Plotting code records:
>> Begin

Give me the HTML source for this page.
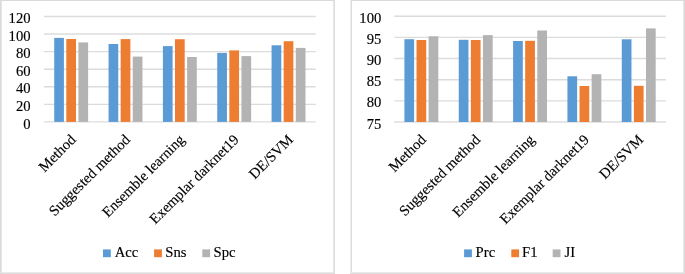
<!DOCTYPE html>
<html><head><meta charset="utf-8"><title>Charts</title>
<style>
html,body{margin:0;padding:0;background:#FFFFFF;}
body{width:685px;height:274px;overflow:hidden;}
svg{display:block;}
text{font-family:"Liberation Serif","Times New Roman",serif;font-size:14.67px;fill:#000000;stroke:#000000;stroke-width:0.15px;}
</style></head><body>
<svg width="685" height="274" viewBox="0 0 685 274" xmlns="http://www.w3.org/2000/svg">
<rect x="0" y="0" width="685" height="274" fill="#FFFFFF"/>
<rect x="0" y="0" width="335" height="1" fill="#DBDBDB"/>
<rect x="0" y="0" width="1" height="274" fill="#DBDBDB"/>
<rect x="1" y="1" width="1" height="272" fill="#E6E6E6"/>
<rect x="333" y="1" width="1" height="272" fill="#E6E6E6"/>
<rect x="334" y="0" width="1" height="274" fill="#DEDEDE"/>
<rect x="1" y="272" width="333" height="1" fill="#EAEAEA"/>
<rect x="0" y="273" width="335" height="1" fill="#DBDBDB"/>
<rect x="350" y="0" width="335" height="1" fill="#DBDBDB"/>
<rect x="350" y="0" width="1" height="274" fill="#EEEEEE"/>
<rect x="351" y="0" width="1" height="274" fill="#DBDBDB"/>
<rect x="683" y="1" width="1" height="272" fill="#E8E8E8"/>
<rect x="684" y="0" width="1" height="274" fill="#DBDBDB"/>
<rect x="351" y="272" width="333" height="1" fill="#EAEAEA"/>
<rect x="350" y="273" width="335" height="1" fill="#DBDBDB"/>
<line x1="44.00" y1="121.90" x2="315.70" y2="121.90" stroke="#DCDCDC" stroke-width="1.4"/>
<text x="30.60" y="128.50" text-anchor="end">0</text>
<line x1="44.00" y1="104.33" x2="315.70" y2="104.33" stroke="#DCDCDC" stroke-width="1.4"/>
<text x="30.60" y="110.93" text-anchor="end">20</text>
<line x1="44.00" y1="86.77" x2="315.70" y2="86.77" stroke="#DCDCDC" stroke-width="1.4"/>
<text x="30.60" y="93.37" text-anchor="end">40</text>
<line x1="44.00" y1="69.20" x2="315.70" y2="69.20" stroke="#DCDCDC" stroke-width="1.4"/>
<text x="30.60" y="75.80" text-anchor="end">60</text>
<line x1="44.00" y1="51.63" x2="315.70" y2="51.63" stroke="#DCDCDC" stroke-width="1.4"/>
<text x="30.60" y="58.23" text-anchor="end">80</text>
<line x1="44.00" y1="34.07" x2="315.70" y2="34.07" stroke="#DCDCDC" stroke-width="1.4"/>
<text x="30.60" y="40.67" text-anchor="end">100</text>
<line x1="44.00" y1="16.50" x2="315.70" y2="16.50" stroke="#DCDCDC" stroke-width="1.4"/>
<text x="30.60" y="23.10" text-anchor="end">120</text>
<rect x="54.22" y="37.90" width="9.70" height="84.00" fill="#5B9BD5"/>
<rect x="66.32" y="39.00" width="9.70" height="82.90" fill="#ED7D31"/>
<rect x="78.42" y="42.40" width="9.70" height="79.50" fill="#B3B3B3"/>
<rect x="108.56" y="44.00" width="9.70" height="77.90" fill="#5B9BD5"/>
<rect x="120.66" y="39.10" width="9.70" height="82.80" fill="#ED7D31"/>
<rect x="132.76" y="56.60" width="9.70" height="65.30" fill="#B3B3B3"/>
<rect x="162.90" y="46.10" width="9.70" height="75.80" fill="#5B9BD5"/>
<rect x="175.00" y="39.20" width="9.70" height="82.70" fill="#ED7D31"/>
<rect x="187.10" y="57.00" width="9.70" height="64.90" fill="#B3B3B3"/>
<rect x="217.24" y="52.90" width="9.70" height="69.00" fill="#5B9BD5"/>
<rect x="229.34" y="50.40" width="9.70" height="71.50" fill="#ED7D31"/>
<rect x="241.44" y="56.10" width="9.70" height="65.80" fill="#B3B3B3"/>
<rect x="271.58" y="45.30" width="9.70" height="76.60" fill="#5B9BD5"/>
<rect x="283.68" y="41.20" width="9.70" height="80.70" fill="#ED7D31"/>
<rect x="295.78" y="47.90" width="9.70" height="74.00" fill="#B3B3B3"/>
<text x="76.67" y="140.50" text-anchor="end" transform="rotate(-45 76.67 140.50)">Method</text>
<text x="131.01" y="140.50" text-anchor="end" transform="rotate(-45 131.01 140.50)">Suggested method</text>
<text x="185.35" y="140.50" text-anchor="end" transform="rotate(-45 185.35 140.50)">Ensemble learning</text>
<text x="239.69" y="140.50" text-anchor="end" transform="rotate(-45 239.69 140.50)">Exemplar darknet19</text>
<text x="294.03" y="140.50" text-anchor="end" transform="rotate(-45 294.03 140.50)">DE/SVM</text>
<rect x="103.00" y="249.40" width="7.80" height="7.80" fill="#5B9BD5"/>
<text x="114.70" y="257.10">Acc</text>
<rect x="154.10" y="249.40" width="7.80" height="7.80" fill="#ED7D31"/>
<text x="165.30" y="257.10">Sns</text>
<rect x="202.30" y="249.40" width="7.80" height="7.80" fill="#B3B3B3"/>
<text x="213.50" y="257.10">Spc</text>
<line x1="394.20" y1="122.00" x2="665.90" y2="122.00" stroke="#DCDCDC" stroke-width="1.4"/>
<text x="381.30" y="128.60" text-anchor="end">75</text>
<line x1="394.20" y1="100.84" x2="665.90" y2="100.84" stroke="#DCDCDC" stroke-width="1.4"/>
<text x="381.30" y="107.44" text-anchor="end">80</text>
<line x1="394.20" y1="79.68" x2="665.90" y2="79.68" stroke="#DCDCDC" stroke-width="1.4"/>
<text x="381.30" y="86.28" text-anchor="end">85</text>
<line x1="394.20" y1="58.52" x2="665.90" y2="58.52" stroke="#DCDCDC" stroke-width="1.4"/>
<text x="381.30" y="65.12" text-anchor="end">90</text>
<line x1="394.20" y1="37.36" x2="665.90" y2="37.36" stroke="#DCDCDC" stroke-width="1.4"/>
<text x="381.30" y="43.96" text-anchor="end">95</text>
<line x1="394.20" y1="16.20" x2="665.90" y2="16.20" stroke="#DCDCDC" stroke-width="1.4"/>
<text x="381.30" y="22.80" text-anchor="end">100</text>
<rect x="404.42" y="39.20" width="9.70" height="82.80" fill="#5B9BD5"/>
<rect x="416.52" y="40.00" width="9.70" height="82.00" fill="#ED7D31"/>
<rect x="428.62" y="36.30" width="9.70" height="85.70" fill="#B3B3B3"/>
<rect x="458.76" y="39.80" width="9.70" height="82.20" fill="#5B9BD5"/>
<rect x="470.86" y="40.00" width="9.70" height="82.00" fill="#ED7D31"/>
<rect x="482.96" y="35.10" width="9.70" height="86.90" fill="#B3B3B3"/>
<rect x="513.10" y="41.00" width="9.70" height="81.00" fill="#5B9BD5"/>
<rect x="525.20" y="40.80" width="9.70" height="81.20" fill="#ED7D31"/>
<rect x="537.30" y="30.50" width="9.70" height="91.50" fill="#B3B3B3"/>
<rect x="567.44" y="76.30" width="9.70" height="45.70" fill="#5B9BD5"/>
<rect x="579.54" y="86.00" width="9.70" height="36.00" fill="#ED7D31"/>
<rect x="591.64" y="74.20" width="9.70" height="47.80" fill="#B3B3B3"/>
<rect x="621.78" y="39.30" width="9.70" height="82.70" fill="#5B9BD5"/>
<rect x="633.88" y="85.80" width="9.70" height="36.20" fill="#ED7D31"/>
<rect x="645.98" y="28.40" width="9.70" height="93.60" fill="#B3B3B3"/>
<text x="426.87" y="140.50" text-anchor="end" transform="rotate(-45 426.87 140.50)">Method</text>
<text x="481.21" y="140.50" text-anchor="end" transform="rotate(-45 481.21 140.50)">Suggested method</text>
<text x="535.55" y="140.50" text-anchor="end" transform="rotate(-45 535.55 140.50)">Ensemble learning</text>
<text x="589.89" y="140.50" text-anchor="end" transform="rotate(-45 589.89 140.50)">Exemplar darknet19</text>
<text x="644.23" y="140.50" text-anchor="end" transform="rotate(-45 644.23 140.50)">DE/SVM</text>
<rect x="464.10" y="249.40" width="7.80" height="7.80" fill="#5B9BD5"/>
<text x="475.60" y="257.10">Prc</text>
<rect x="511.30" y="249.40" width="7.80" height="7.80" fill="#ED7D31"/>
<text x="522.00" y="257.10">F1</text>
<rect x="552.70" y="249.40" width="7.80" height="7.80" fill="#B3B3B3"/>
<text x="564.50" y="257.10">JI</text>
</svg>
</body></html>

>> End
>> Begin

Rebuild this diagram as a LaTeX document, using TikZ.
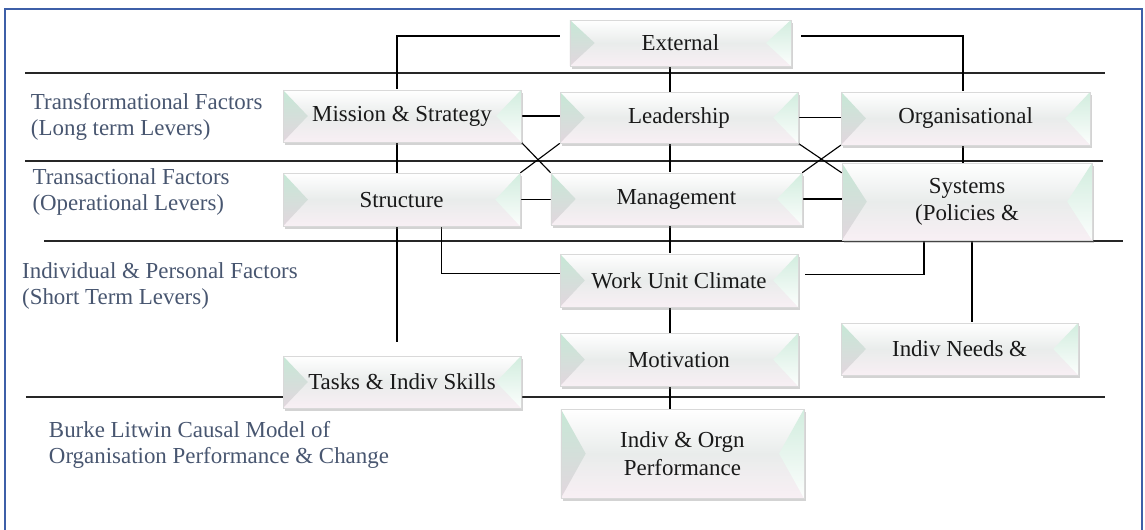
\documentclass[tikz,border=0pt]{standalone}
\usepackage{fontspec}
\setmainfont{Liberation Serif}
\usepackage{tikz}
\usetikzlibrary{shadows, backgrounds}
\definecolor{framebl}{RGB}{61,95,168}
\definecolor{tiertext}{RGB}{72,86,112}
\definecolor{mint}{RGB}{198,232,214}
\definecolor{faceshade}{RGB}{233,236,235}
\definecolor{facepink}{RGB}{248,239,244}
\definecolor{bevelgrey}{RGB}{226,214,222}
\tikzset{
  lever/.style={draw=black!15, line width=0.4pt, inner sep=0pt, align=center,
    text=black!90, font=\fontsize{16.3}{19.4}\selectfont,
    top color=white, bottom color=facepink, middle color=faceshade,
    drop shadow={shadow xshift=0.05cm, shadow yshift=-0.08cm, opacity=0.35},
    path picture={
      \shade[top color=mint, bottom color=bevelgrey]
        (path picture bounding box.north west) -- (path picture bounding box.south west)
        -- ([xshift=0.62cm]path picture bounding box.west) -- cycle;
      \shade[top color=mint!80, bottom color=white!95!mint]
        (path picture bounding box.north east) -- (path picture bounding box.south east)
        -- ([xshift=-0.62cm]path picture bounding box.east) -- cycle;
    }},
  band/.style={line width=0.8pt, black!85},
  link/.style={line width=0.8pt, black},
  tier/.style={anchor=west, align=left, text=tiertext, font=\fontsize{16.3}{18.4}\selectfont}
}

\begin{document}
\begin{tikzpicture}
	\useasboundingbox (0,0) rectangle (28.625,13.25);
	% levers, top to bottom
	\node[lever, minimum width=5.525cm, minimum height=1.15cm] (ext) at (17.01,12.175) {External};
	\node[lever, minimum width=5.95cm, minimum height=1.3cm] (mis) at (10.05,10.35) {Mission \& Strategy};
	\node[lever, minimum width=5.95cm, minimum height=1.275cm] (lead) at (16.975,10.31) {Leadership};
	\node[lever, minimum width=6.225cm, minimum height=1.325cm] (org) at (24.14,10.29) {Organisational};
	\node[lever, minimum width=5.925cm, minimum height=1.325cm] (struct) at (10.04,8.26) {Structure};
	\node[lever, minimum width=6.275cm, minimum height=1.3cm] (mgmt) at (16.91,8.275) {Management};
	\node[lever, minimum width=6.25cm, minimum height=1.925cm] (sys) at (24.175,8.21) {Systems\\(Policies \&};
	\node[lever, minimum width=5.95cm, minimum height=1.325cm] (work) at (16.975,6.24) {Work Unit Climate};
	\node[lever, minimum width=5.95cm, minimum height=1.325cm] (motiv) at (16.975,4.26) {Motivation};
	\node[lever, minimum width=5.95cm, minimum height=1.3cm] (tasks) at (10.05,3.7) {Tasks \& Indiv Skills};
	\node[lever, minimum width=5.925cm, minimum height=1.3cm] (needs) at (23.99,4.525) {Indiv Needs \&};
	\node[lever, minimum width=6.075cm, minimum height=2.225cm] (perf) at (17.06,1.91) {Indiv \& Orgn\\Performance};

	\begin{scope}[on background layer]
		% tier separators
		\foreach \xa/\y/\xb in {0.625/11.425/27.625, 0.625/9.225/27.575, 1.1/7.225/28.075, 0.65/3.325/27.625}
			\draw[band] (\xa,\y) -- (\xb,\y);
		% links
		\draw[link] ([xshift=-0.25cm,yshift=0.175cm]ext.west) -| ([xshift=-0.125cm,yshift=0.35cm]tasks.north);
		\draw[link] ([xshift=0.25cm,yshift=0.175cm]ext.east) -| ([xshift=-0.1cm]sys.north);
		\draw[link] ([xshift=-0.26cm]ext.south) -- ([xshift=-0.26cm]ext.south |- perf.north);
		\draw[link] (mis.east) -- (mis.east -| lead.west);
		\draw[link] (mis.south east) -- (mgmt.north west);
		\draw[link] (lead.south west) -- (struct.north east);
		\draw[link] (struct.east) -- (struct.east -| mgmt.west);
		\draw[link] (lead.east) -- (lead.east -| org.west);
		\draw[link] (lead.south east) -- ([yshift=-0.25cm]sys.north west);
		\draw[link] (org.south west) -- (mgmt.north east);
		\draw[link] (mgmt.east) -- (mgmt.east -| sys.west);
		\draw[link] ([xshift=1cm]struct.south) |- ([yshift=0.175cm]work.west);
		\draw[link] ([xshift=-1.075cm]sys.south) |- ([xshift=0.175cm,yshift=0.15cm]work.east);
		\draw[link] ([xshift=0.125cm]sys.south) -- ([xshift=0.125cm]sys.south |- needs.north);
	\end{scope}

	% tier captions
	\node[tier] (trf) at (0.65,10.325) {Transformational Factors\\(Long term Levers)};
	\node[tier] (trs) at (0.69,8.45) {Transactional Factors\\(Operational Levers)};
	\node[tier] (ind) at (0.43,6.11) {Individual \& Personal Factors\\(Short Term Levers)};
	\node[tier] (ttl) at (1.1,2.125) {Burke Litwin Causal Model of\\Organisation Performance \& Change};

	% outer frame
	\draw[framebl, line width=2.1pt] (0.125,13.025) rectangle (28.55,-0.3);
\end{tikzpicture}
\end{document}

>> End
>> Begin

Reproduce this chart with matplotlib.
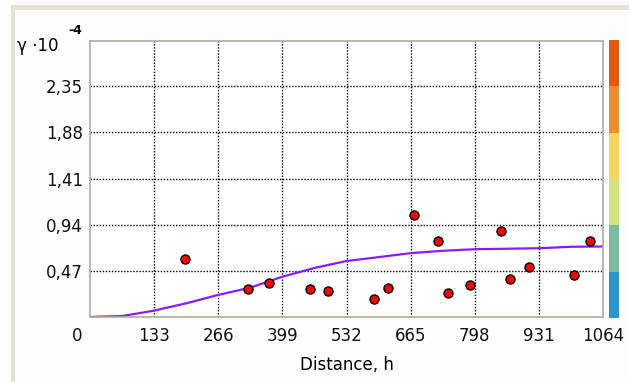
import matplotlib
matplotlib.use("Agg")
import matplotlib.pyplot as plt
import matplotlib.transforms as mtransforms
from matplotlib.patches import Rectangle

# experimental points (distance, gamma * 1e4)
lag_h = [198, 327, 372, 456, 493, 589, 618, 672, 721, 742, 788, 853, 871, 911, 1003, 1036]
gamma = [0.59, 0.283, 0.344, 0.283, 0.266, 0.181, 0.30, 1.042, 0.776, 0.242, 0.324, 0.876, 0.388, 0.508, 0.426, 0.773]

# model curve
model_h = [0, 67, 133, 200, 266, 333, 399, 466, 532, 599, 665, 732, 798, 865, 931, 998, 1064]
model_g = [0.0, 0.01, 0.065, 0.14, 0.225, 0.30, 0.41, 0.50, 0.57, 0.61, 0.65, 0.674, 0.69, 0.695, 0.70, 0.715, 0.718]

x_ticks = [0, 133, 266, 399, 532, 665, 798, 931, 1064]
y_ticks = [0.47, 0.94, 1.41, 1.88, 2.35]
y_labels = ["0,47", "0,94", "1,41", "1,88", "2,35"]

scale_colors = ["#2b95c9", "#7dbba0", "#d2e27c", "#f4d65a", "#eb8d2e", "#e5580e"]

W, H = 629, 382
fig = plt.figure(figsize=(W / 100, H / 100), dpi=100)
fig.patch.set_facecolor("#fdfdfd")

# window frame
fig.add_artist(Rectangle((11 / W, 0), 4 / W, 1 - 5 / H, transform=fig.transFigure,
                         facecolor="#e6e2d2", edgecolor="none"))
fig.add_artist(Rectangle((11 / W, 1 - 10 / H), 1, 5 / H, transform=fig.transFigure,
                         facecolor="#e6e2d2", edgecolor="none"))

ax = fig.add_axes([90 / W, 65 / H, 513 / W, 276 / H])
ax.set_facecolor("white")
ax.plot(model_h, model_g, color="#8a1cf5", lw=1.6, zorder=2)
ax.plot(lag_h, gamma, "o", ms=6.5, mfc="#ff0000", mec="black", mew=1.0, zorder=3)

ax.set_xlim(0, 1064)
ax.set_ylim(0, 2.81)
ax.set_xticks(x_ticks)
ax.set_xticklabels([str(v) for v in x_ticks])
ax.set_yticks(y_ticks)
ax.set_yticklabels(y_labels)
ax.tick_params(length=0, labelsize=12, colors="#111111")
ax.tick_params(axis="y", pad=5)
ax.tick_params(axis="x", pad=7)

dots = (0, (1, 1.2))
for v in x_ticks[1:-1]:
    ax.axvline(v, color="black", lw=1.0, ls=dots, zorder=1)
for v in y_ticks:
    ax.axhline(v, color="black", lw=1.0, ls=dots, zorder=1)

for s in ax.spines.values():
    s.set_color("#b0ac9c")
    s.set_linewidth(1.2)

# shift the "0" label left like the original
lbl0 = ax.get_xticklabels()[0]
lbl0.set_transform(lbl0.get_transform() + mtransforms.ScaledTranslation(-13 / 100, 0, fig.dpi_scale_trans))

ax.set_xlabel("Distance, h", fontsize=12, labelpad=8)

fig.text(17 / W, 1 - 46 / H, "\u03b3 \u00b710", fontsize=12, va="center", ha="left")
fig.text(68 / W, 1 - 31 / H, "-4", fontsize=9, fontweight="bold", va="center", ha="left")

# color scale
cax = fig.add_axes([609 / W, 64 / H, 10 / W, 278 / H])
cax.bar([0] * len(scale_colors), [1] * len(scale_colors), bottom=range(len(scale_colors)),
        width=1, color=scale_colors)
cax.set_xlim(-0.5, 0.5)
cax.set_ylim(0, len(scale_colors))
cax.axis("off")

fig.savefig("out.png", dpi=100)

>> End

GIVEN INSTRUCTION: Find every line holding the word "this"; give their count and nothing else.

EXERCISE SOLUTION: 3